Monte’s plan required several pieces to come into place at once — government backing for its NPL sale, in the form of a senior guarantee, industry backing for the junior and mezzanine, from Atlante, adequate participation in its sub debt liability managements, and a capital increase, which needed the underwriters to be comfortable about…every other aspect of the trade.

It wasn’t so much a jenga tower, since that implies some pieces near the bottom were stable. It was more like a vaulted ceiling — pull out one brick, and it collapses from every direction. 

This complex, interdependent rescue package, and the close regulatory involvement, meant Monte gave off a sense of dithering. The notoriously leaky nature of the Italian banking system meant a constant stream of will-they, won’t they headlines, while the insistence that the bank wouldn’t need a bailout looked less and less plausible asthe months dragged on.

In contrast, UniCredit went into a flurry of activity, once chief executive Jean-Pierre Mustier had rejoined the bank, with the sale of stakes in Fineco and Pekao, retail banks and brokers in Italy and Poland, respectively, almost as soon as he arrived, the revival of the plan to sell Pioneer Asset Management, and the acceleration of the NPL sale in Project Fino (plus other NPL initiatives, like Project Porto, to boost coverage levels, and the closing of Project Sandokan, which was started in 2015).

Some of this, as GlobalCapital reported last week, wasn’t quite as clean and simple as it was presented. UniCredit kept 49% of Fino, and lent Pimco and Fortress 60% of the money to buy the other 51% (through a deferred purchase arrangement; UniCredit is technically facing the Pimco and Fortress corporate parents, not providing a secured financing against the portfolio).

But, though such an arrangement looks suspect to outsiders, it didn’t matter. The important thing was that the speed of execution gave the impression of momentum, progress, and being in charge of one’s destiny.
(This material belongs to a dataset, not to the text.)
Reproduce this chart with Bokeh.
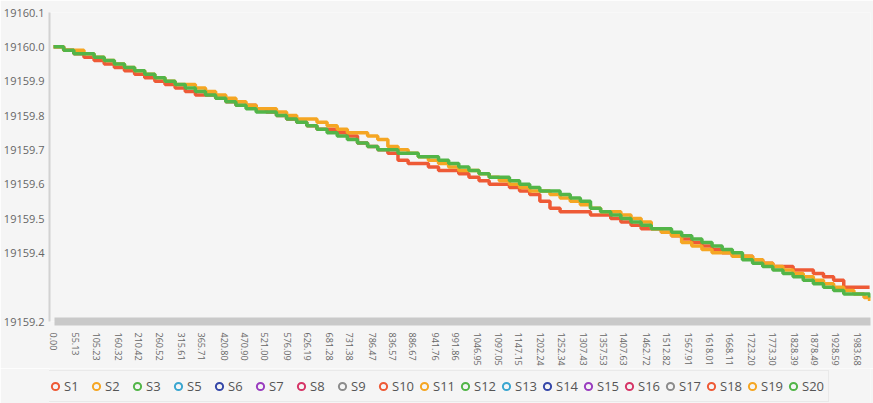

The scale of the non-performing assets still owned by UniCredit, even after the €12bn sold before Fino, and the €17.7bn deal itself, can be terrifying, but tackling them fast and aggressively allows the bank to be turnaround story rather than a sympathy case.

Banks fundamentally require the confidence of the market, from retail depositors to corporate treasurers to interbank counterparties, and it was clear, late last year, that Monte had lost it. Deposits were draining away to be replaced by repo funding, with more and more of the balance sheet encumbered and collateralised.

The decay of confidence (and divisions between regulators) also pushed the final bill higher. Monte had originally sought €5bn of capital from private sector sources, but by the time MPS asked for a bailout, it was seeking €8.8bn, under pressure from Europe’s single supervisor. Moving slowly came with large costs.

To be fair to Monte and its management, it had few good options, and the task in front of it was Herculean, once it had failed the stress test and been asked for a recap plan. 

But the bank prioritised penny pinching — a rescue recap which would cost as little as possible — over speed and certainty. When confidence is your business, that’s a false economy.